Beta Decay: The First Known Weak Interaction

The weak interaction was first recognized in cataloging the types of nuclear radioactive decay chains, as alpha, beta, and gamma. decays. Alpha and gamma decays can be understood in terms of other known interactions (residual strong and electromagnetic, respectively). But, to explain beta decay required the introduction of an additional rare type of interaction -- called the weak interaction.

Beta decay is a process in which a neutron (two down quarks and one up) disappears and is replaced by a proton (two up quarks and one down), an electron, and an anti-electron neutrino. According to the Standard Model, a down quark disappears in this process and an up quark and a virtual W boson is produced. The W boson then decays to produce an electron and an anti-electron type neutrino. This can be represented by the Feynman diagram:

Feynman Diagram

Quark Flavor Changes

Quark flavor never changes except by weak interactions, like beta decay, that involve W bosons.

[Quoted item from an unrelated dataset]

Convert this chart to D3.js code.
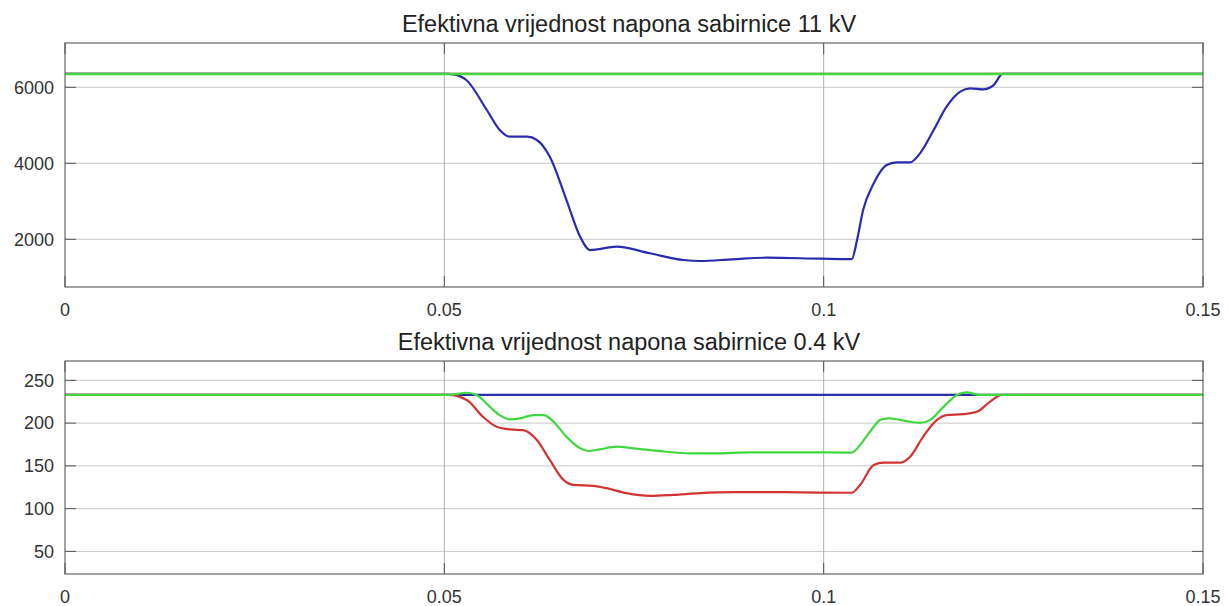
<!DOCTYPE html>
<html>
<head>
<meta charset="utf-8">
<script src="https://cdn.jsdelivr.net/npm/d3@7"></script>
<style>
  body { margin: 0; background: #fff; }
  text { font-family: "Liberation Sans", Arial, sans-serif; }
</style>
</head>
<body>
<svg id="chart"></svg>
<script>
// x ticks shared by both panels
const xTicks = [0, 0.05, 0.1, 0.15];
const xTickLabels = ["0", "0.05", "0.1", "0.15"];

// --- 11 kV bus (phase voltages, V rms) ---
const hvTitle = "Efektivna vrijednost napona sabirnice 11 kV";
const hvTicks = [2000, 4000, 6000];
const hvBlueT = [0, 0.0505, 0.0512, 0.0529, 0.0556, 0.0573, 0.0586, 0.0609, 0.0622, 0.0639, 0.0661, 0.0679, 0.0692, 0.0727, 0.0771, 0.0815, 0.0837, 0.0880, 0.0925, 0.0995, 0.1037, 0.1044, 0.1052, 0.1066, 0.1083, 0.1096, 0.1114, 0.1127, 0.1145, 0.1162, 0.1180, 0.1193, 0.1210, 0.1224, 0.1236, 0.15];
const hvBlueV = [6351, 6351, 6340, 6192, 5403, 4876, 4700, 4700, 4613, 4174, 3034, 2068, 1718, 1805, 1632, 1455, 1429, 1474, 1516, 1490, 1478, 1982, 2771, 3474, 3955, 4026, 4026, 4263, 4876, 5490, 5885, 5973, 5947, 6060, 6351, 6351];
const hvRedT = [0, 0.15];
const hvRedV = [6351, 6351];
const hvGreenT = [0, 0.15];
const hvGreenV = [6351, 6351];

// --- 0.4 kV bus ---
const lvTitle = "Efektivna vrijednost napona sabirnice 0.4 kV";
const lvTicks = [50, 100, 150, 200, 250];
const lvBlueT = [0, 0.15];
const lvBlueV = [233, 233];
const lvRedT = [0, 0.0505, 0.0530, 0.0551, 0.0569, 0.0587, 0.0604, 0.0622, 0.0639, 0.0657, 0.0670, 0.0696, 0.0714, 0.0740, 0.0771, 0.0802, 0.0837, 0.0881, 0.0947, 0.0995, 0.1037, 0.1048, 0.1066, 0.1079, 0.1101, 0.1114, 0.1131, 0.1149, 0.1162, 0.1184, 0.1202, 0.1219, 0.1235, 0.15];
const lvRedV = [233, 233, 226.8, 207.3, 195.7, 192.6, 191.8, 180.2, 156.9, 133.6, 127.7, 126.6, 123.9, 118.1, 114.9, 116.1, 118.1, 119.2, 119.2, 118.8, 118.6, 127.7, 151, 153.7, 153.7, 160.7, 184, 203.5, 209.3, 210.5, 213.2, 224.8, 233, 233];
const lvGreenT = [0, 0.0505, 0.0530, 0.0543, 0.0560, 0.0573, 0.0587, 0.0600, 0.0617, 0.0631, 0.0644, 0.0661, 0.0679, 0.0690, 0.0705, 0.0727, 0.0749, 0.0793, 0.0824, 0.0859, 0.0903, 0.0969, 0.1037, 0.1048, 0.1061, 0.1076, 0.1087, 0.1109, 0.1127, 0.1140, 0.1158, 0.1175, 0.1188, 0.1206, 0.15];
const lvGreenV = [233, 233, 235.5, 232.6, 219, 209.3, 204.3, 205.5, 209.3, 209.3, 201.5, 184, 170.5, 167.4, 169.3, 172.4, 170.5, 166.5, 164.7, 164.7, 165.8, 165.8, 165.6, 174.4, 189.9, 204.3, 205.5, 202.3, 200.3, 203.5, 219, 232.6, 236, 233, 233];

const width = 1230, height = 606;
const svg = d3.select("#chart").attr("width", width).attr("height", height);

const x = d3.scaleLinear().domain([0, 0.15]).range([65, 1203]);

const colors = { blue: "#2b2bb0", red: "#d23434", green: "#3fd93f" };

function panel(opts) {
  const y = d3.scaleLinear().domain(opts.yDomain).range([opts.bottom, opts.top]);
  const g = svg.append("g");

  // grid
  g.selectAll(".hgrid").data(opts.yTicks).enter().append("line")
    .attr("x1", x(0)).attr("x2", x(0.15))
    .attr("y1", d => y(d)).attr("y2", d => y(d))
    .attr("stroke", "#c8c8c8").attr("stroke-width", 1);
  g.selectAll(".vgrid").data(xTicks.slice(1, -1)).enter().append("line")
    .attr("x1", d => x(d)).attr("x2", d => x(d))
    .attr("y1", opts.top).attr("y2", opts.bottom)
    .attr("stroke", "#b0b0b0").attr("stroke-width", 1);

  // series
  const line = d3.line().x(d => x(d[0])).y(d => y(d[1])).curve(d3.curveMonotoneX);
  opts.series.forEach(s => {
    g.append("path")
      .datum(s.t.map((t, i) => [t, s.v[i]]))
      .attr("d", line)
      .attr("fill", "none")
      .attr("stroke", s.color)
      .attr("stroke-width", s.w || 2.2)
      .attr("stroke-linejoin", "round");
  });

  // box
  g.append("rect")
    .attr("x", x(0)).attr("y", opts.top)
    .attr("width", x(0.15) - x(0)).attr("height", opts.bottom - opts.top)
    .attr("fill", "none").attr("stroke", "#666").attr("stroke-width", 1.2);

  // inward ticks
  const tl = 11;
  opts.yTicks.forEach(d => {
    g.append("line").attr("x1", x(0)).attr("x2", x(0) + tl).attr("y1", y(d)).attr("y2", y(d)).attr("stroke", "#555");
    g.append("line").attr("x1", x(0.15)).attr("x2", x(0.15) - tl).attr("y1", y(d)).attr("y2", y(d)).attr("stroke", "#555");
  });
  xTicks.forEach(d => {
    g.append("line").attr("x1", x(d)).attr("x2", x(d)).attr("y1", opts.bottom).attr("y2", opts.bottom - tl).attr("stroke", "#555");
    g.append("line").attr("x1", x(d)).attr("x2", x(d)).attr("y1", opts.top).attr("y2", opts.top + tl).attr("stroke", "#555");
  });

  // tick labels
  g.selectAll(".ylab").data(opts.yTicks).enter().append("text")
    .attr("x", 54).attr("y", d => y(d)).attr("dy", "0.35em")
    .attr("text-anchor", "end").attr("font-size", 18).attr("fill", "#333")
    .text(d => d);
  g.selectAll(".xlab").data(xTicks).enter().append("text")
    .attr("x", d => x(d)).attr("y", opts.bottom + 29)
    .attr("text-anchor", "middle").attr("font-size", 18).attr("fill", "#333")
    .text((d, i) => xTickLabels[i]);

  // title
  g.append("text")
    .attr("x", 629).attr("y", opts.top - 11)
    .attr("text-anchor", "middle").attr("font-size", 23.5).attr("fill", "#222")
    .text(opts.title);
}

panel({
  title: hvTitle, top: 43, bottom: 287, yDomain: [745, 7166], yTicks: hvTicks,
  series: [
    { t: hvRedT, v: hvRedV, color: colors.red },
    { t: hvBlueT, v: hvBlueV, color: colors.blue },
    { t: hvGreenT, v: hvGreenV, color: colors.green, w: 2.6 }
  ]
});

panel({
  title: lvTitle, top: 361, bottom: 574, yDomain: [23.6, 272.6], yTicks: lvTicks,
  series: [
    { t: lvBlueT, v: lvBlueV, color: colors.blue },
    { t: lvRedT, v: lvRedV, color: colors.red },
    { t: lvGreenT, v: lvGreenV, color: colors.green }
  ]
});
</script>
</body>
</html>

Any quark type can convert to any other quark type with a different electric charge by emitting or absorbing a W boson. The relative probabilities of the different possible transitions are shown schematically in the diagram below.

Quarks and their weak decays

Mass vx W- or W+ (quarks and their weak decays)
Graph legend Feynman Diagram

Decay processes always proceed from a more massive quark to a less massive quark, as indicated in the diagram, because the reverse process would violate conservation of energy. Scattering processes can involve the reverse transitions, provided sufficient energy is available.

Lepton Number Conservation Rules

The set of observed lepton processes is much simpler. Each charged lepton is converted only to its own neutrino type by emitting or absorbing a W boson. This leads to the three lepton number conservation laws.